What the hell is going on? The art world is out of control, with living artists’ works selling for tens of millions, and dead ones’ for hundreds. For decades, it has been declared a bubble on the verge of bursting, but it just keeps self-inflating and proving the naysayers wrong. It’s a very complicated (many would say incestuous and corrupt) monde de l’art that has evolved over the past 50 years or so, but there seems little chance of it returning to an innocent past.
In the good old days, things were simple. An artist was commissioned by the church or the aristocracy or a wealthy patron to create a work of art. Art conformed to the agreed upon standards, materials, imagery and prices of the day, and there was very little room for deviation or innovation. Artists were seen for the most part as skilled labourers or artisans—not thinkers or innovators. Imagery was generally religious, historical, mythological, landscape-based or figurative.
Then came the Royal Academies and Salons, who declared themselves the national authorities on taste. Although conservative by today’s standards, the Salons did introduce some new ideas, in a rather incremental way, some more daringly than others. The slightly more progressive works shocked the public and drew large crowds to the enormous public exhibitions. Still, all was dictated by appointed members and boards, and the public was spared from the unkempt avant garde that lurked in the derelict studios, just outside smelling distance from the Salons.
With increased liberalism—political, social and economic—came a dramatic change in the status quo. Progressive artists who could not get into the Salons started organizing their own exhibitions. At the same time, commercial galleries and auction houses began to dot the landscape, challenging the status quo. As independent businessmen, the gallerists could show what they wanted to, and the more daring ones took on some of the Impressionists and their progressive progeny. The private dealer had found his niche, and his word and advice were now sought after, coveted and influential.
Some critics embraced the new kids on the block, and as popularity and sales of this new art inched upward, so too did prices. A true commercial art market developed, essentially reflecting the laissez-faire ideas of supply and demand, with a large dash of expert opinion to keep the machine well oiled. Art was suddenly given value if it sold, and if it sold to someone of importance—someone whose taste and opinion mattered—its stock would rise. The seal of wealthy or critical approval was all anyone needed.

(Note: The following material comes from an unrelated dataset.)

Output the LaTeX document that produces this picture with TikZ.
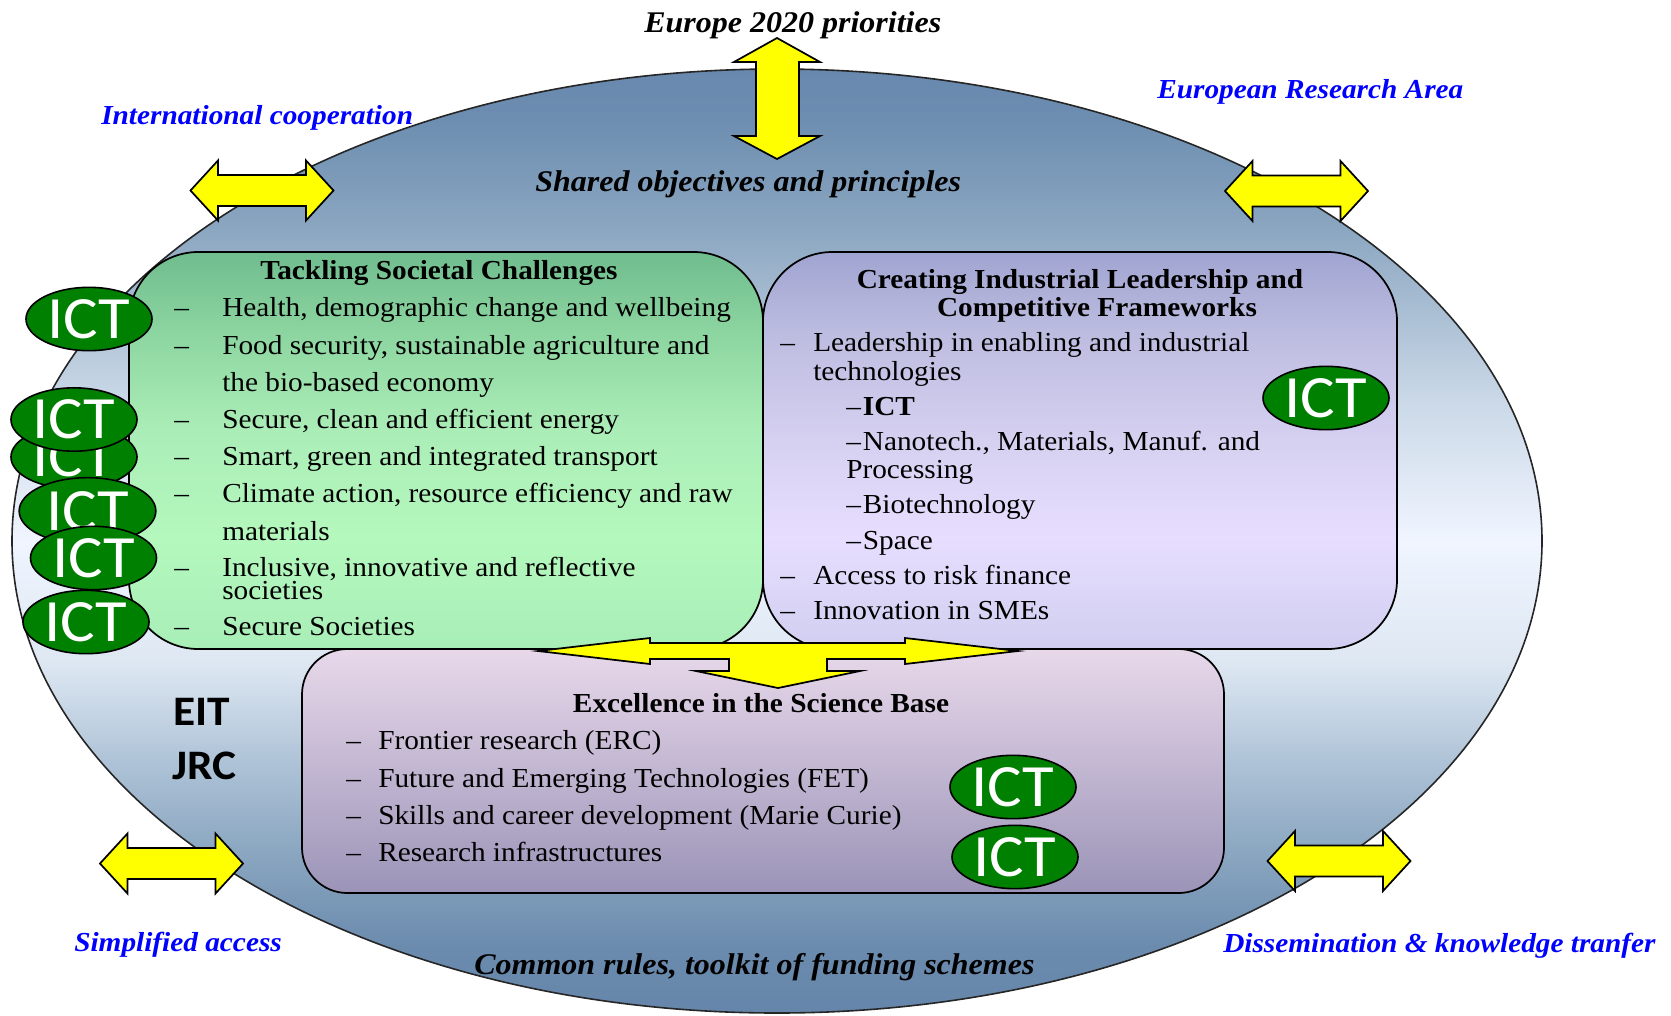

All of these events converging at the same time radically changed how art was bought and sold, how artists were promoted, and how the art market functioned as a whole. By the early 1900s, dealers were combing the back alleys and squalid studios of Paris and London in search of the next Monet, or Matisse, or Picasso.
After the Second World War, a new generation of artists such as Andy Warhol emerged and introduced the idea of the artist as celebrity and media darling, and used new media and technology to make themselves famous—some for only 15 minutes, as Warhol had predicted, others for entire careers.
Warhol’s most radical lesson is reflected in the work of artists of subsequent generations who have infiltrated the publicity machine and the marketplace as a deliberate strategy. Keith Haring, Richard Prince, Jeff Koons, Damien Hirst, Takashi Murakami, and others achieved stardom in the eighties and nineties, and they did so by embracing and utilizing Warhol’s tactics. These included referencing consumer products, practising corporate-style branding and self-promotion, even engaging in factory-like production—often in the unabashed pursuit of wealth or, at least, celebrity.
Unabashed self-promotion combined with critical and curatorial approval, media attention, price manipulation through unscrupulous dealer and auction transactions, and much-publicized sales to tycoons and and celebrities all have launched the careers of so many very average or suspect artists into the stratosphere.
Of course there are artists who continue to make art for art sake, and there are honest dealers, critics and curators who champion them, and all is good and fair in Artdom. In a parallel universe of sorts, however, another art market flourishes, unfettered by the monitoring, regulation and constraints imposed on most other industries.